8. I hold that the adjustment of a decree out of Court, if never certified to the Court, is ineffectual only so far as the execution of that decree is concerned; but that, if such adjustment is made by an agreement in itself valid, such agreement, like other lawful contracts, becomes the basis of a right, which, if infringed, can afford a cause of action for a separate suit, notwithstanding the provisions of Section 244 of the Civil Procedure Code. There is no provision in our law which renders such agreements void or otherwise illegal; and in the present case, if the plain tiff-respondent attempts, in breach of the contract contained in the mortgage-deed, to execute the decrees the amount whereof has already been included in the consideration of the deed, he will render himself liable to a separate suit by the defendant-appellant, in which full relief could be awarded. What the nature of such relief may be, it is unnecessary for the purposes of this appeal to determine, for it depends upon circumstances which we cannot anticipate. I may, however, add that in the case of Nujeem Mulhoh v. Erfan Mollah 22 W.R. 298 it was held that a suit to enforce a contract by which a dispute was adjusted between a decree-holder and a judgment-debtor could be maintained; and in Nubo Kishen Mookerjee v. Debnath Roy Chowdhry 22 W.R. 194 it was laid down that the Court could, at the suit of the judgment-deptor, issue an injunction restraining the judgment-creditor from executing his decree. A similar view was taken in Dhuronidhur Sen v. Agra Bank Limited 4 Cal. L.R. 434 and without discussing the rules laid down in the various cases, I may safely say that there is ample authority in the reports to show that in case of breach of the contract by which a decree has been adjusted out of Court, but such adjustment has never been certified, the law does not leave the injured judgment-debtor without a remedy. Indeed, so long as it is conceded that such adjustments are not in themselves illegal, they must be held to give birth to a right, and the law contemplates no rights without a remedy--ubi jus ibi remedium.

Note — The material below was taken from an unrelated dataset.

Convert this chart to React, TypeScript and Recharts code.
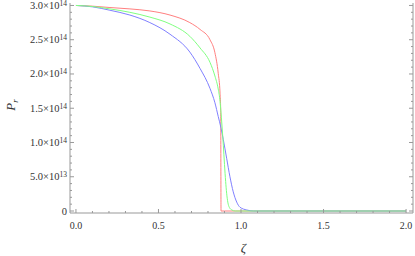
import { LineChart, Line, XAxis, YAxis } from 'recharts';

// pressure in units of 1e14
const zetaRed = [0, 0.1, 0.206, 0.327, 0.448, 0.57, 0.69, 0.752, 0.812, 0.842, 0.862, 0.873, 0.877, 0.879, 0.9, 1.0, 1.5, 2.0];
const pRed = [3.0, 2.99, 2.97, 2.95, 2.92, 2.86, 2.75, 2.65, 2.5, 2.31, 2.01, 1.72, 1.47, 0, 0, 0, 0, 0];

const zetaGreen = [0, 0.1, 0.206, 0.327, 0.448, 0.57, 0.69, 0.752, 0.812, 0.842, 0.862, 0.873, 0.877, 0.885, 0.893, 0.9, 0.907, 0.913, 0.92, 0.93, 0.945, 0.965, 1.0, 1.5, 2.0];
const pGreen = [3.0, 2.985, 2.95, 2.9, 2.83, 2.73, 2.55, 2.38, 2.17, 1.97, 1.78, 1.6, 1.49, 1.24, 0.96, 0.68, 0.43, 0.26, 0.13, 0.05, 0.015, 0, 0, 0, 0];

const zetaBlue = [0, 0.1, 0.206, 0.327, 0.448, 0.57, 0.69, 0.752, 0.812, 0.842, 0.862, 0.878, 0.893, 0.913, 0.933, 0.953, 0.974, 0.994, 1.035, 1.075, 1.2, 1.5, 2.0];
const pBlue = [3.0, 2.98, 2.93, 2.86, 2.75, 2.58, 2.32, 2.08, 1.79, 1.58, 1.38, 1.22, 1.04, 0.77, 0.5, 0.28, 0.13, 0.055, 0.015, 0, 0, 0, 0];

const xMajor = [0, 0.5, 1, 1.5, 2];
const xLabels = ['0.0', '0.5', '1.0', '1.5', '2.0'];
const yMajor = [0, 0.5, 1, 1.5, 2, 2.5, 3];
const yMant = ['0', '5.0', '1.0', '1.5', '2.0', '2.5', '3.0'];
const yExp = ['', '13', '14', '14', '14', '14', '14'];

const xTicks = Array.from({ length: 21 }, (_, i) => i / 10);
const yTicks = Array.from({ length: 31 }, (_, i) => i / 10);

const toRows = (zs: number[], ps: number[]) => zs.map((z, i) => ({ z, p: ps[i] }));
const redData = toRows(zetaRed, pRed);
const greenData = toRows(zetaGreen, pGreen);
const blueData = toRows(zetaBlue, pBlue);

const frame = '#999';
const font = '"Liberation Serif", "DejaVu Serif", serif';

const majorIndex = (list: number[], v: number) => list.findIndex(m => Math.abs(m - v) < 1e-6);

function FrameTick(props: any) {
  const { x, y, payload, side } = props;
  const v = payload.value;
  const idx = majorIndex(side === 'bottom' || side === 'top' ? xMajor : yMajor, v);
  const len = idx >= 0 ? 4 : 2;
  if (side === 'bottom' || side === 'top') {
    const dir = side === 'bottom' ? -1 : 1;
    return (
      <g>
        <line x1={x} y1={y} x2={x} y2={y + dir * len} stroke={frame} strokeWidth={1} />
        {side === 'bottom' && idx >= 0 && (
          <text x={x} y={y + 16} textAnchor="middle" fontSize={10} fontFamily={font} fill="#333">
            {xLabels[idx]}
          </text>
        )}
      </g>
    );
  }
  const dir = side === 'left' ? 1 : -1;
  return (
    <g>
      <line x1={x} y1={y} x2={x + dir * len} y2={y} stroke={frame} strokeWidth={1} />
      {side === 'left' && idx >= 0 && (
        <text x={x - 3} y={y + 3.5} textAnchor="end" fontSize={10.5} fontFamily={font} fill="#333">
          {yMant[idx]}
          {yExp[idx] && (
            <>
              ×10<tspan dy={-3} fontSize={7.5}>{yExp[idx]}</tspan>
            </>
          )}
        </text>
      )}
    </g>
  );
}

const ZetaLabel = (props: any) => {
  const { viewBox } = props;
  return (
    <text x={viewBox.x + viewBox.width / 2 + 2} y={viewBox.y + 39} textAnchor="middle" fontSize={13} fontStyle="italic" fontFamily={font} fill="#333">
      ζ
    </text>
  );
};

const PLabel = (props: any) => {
  const { viewBox } = props;
  const cx = 15;
  const cy = viewBox.y + viewBox.height / 2 - 3;
  return (
    <text x={cx} y={cy} transform={`rotate(-90 ${cx} ${cy})`} textAnchor="middle" fontSize={13} fontStyle="italic" fontFamily={font} fill="#333">
      P<tspan dy={3} fontSize={9}>r</tspan>
    </text>
  );
};

export default function App() {
  return (
    <div style={{ position: 'absolute', left: 0, top: 0, background: '#fff' }}>
      <LineChart width={415} height={256} margin={{ top: 3, right: 0, bottom: 0, left: 0 }}>
        <XAxis
          xAxisId="b"
          type="number"
          dataKey="z"
          domain={[-0.036, 2.042]}
          allowDataOverflow
          ticks={xTicks}
          interval={0}
          height={43}
          tickSize={0}
          tickMargin={0}
          tickLine={false}
          axisLine={{ stroke: frame }}
          tick={(p: any) => <FrameTick {...p} side="bottom" />}
          label={<ZetaLabel />}
        />
        <XAxis
          xAxisId="t"
          orientation="top"
          type="number"
          dataKey="z"
          domain={[-0.036, 2.042]}
          allowDataOverflow
          ticks={xTicks}
          interval={0}
          height={0}
          tickSize={0}
          tickMargin={0}
          tickLine={false}
          axisLine={{ stroke: frame }}
          tick={(p: any) => <FrameTick {...p} side="top" />}
        />
        <YAxis
          yAxisId="l"
          type="number"
          domain={[-0.029, 3.036]}
          allowDataOverflow
          ticks={yTicks}
          interval={0}
          width={70}
          tickSize={0}
          tickMargin={0}
          tickLine={false}
          axisLine={{ stroke: frame }}
          tick={(p: any) => <FrameTick {...p} side="left" />}
          label={<PLabel />}
        />
        <YAxis
          yAxisId="r"
          orientation="right"
          type="number"
          domain={[-0.029, 3.036]}
          allowDataOverflow
          ticks={yTicks}
          interval={0}
          width={2}
          tickSize={0}
          tickMargin={0}
          tickLine={false}
          axisLine={{ stroke: frame }}
          tick={(p: any) => <FrameTick {...p} side="right" />}
        />
        <Line xAxisId="b" yAxisId="l" data={redData} dataKey="p" type="monotone" stroke="#ff8080" strokeWidth={1} dot={false} isAnimationActive={false} />
        <Line xAxisId="b" yAxisId="l" data={blueData} dataKey="p" type="monotone" stroke="#8080ff" strokeWidth={1} dot={false} isAnimationActive={false} />
        <Line xAxisId="b" yAxisId="l" data={greenData} dataKey="p" type="monotone" stroke="#80ff80" strokeWidth={1} dot={false} isAnimationActive={false} />
      </LineChart>
    </div>
  );
}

9. Applying these principles to the present case, the decretal amount of Rs. 700 was a valid consideration, to that extent, of the deed upon which the suit from which this appeal has arisen was based. The findings of the Lower Appellate Court on the merits preclude us from considering any other question in second appeal, and I therefore agree with my brother Duthoit in dismissing this appeal with costs.